Finalmente, em 31 de outubro deste ano, o juiz da 2a Vara de Órfãos do Rio de Janeiro concedeu-me a tutela definitiva do Francisco. Ele seguiu para a escola depois de um longo depoimento e telefonamos para lá assim que saiu a decisão. Sua professora fazia aniversário naquele dia e disse a ele que aquela notícia era o melhor presente que havia recebido. Comemoramos com alívio e alegria essa decisão. Seus amigos fizeram muita festa e alguns deles foram festejar conosco num restaurante na Urca.

Embora essa decisão da Justiça não tenha criado uma jurisprudência, pois se tratou de um acordo entre as partes, acredito que tenha aberto um precedente importante. Demonstra a tendência do direito de considerar e respeitar a nova família brasileira. Aponta um amadurecimento das leis que devem acompanhar as transformações da sociedade e espero que nossa experiência possa servir de ponto de partida para uma ampla discussão sobre os direitos de casais homossexuais.

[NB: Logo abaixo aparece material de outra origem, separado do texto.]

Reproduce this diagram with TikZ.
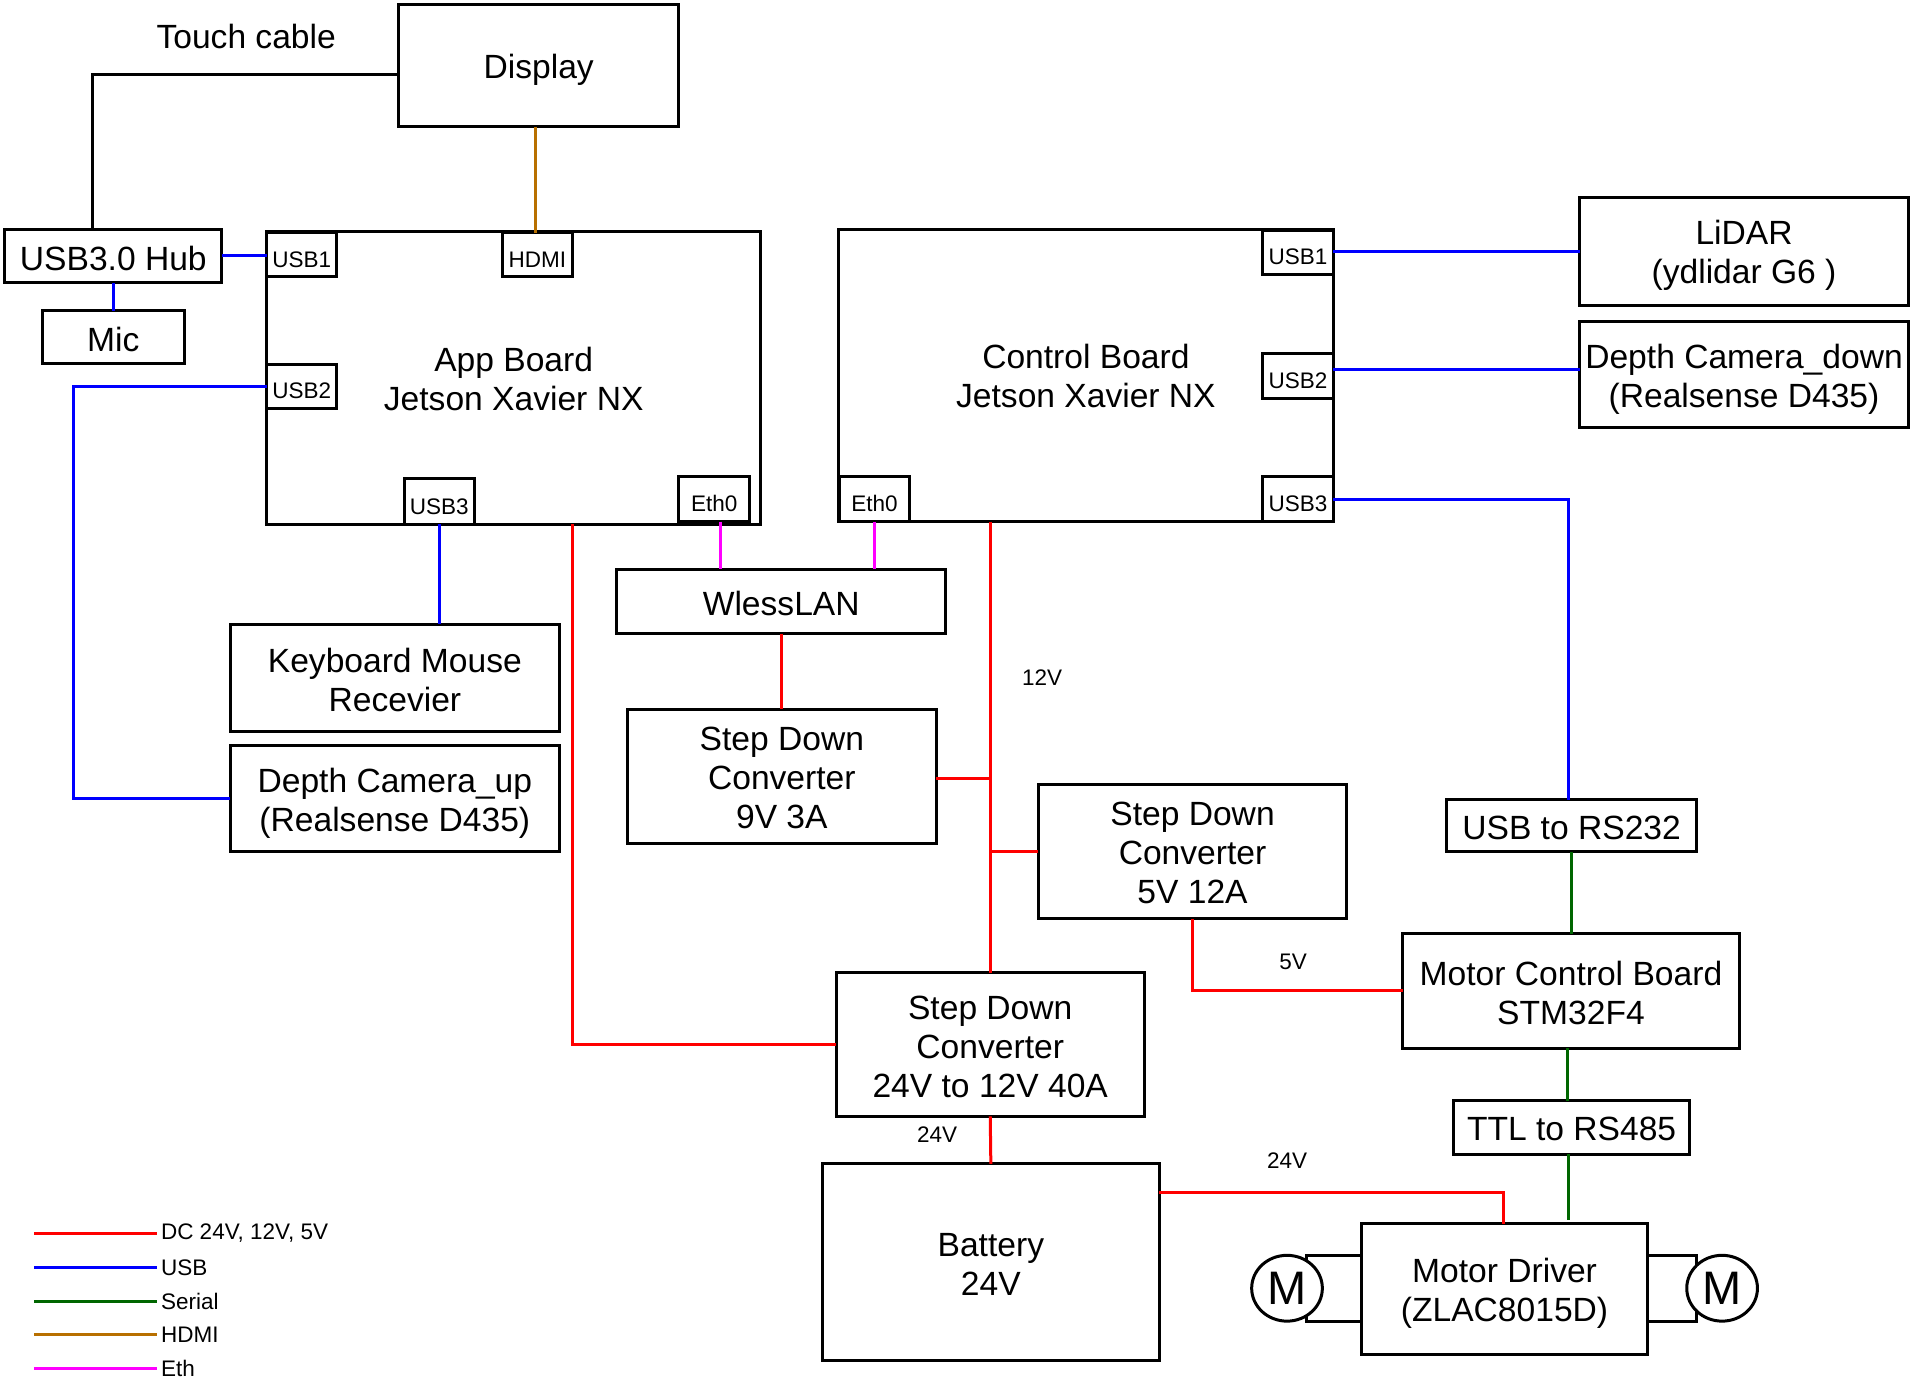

Passado um ano da morte da minha linda menina, depois de tanta luta para manter íntegra nossa família, sinto que estou em paz. Espero, agora, educar nosso filho da melhor maneira possível, para que ele se torne um homem de bem, para que seja feliz e tenha uma vida digna. Conto com a família da Cássia. Durante todo esse ano estreitamos nossa relação e temos em comum um grande amor por essa criança e o desejo de vê-la feliz. Sempre que nos visitam, o Francisco se alegra ao ouvir histórias de sua mãe quando era criança e, aos poucos, vamos substituindo a saudade que dói por outra mais agradável e mais leve.

Sinto-me privilegiada de ter podido conviver com a figura iluminada de Cássia durante todos esses anos. Acho mesmo que ela não era muito desse mundo. Minha querida companheira que, ao partir, em sua infinita generosidade, me deixou um filho lindo e, para seu filho, uma mãe."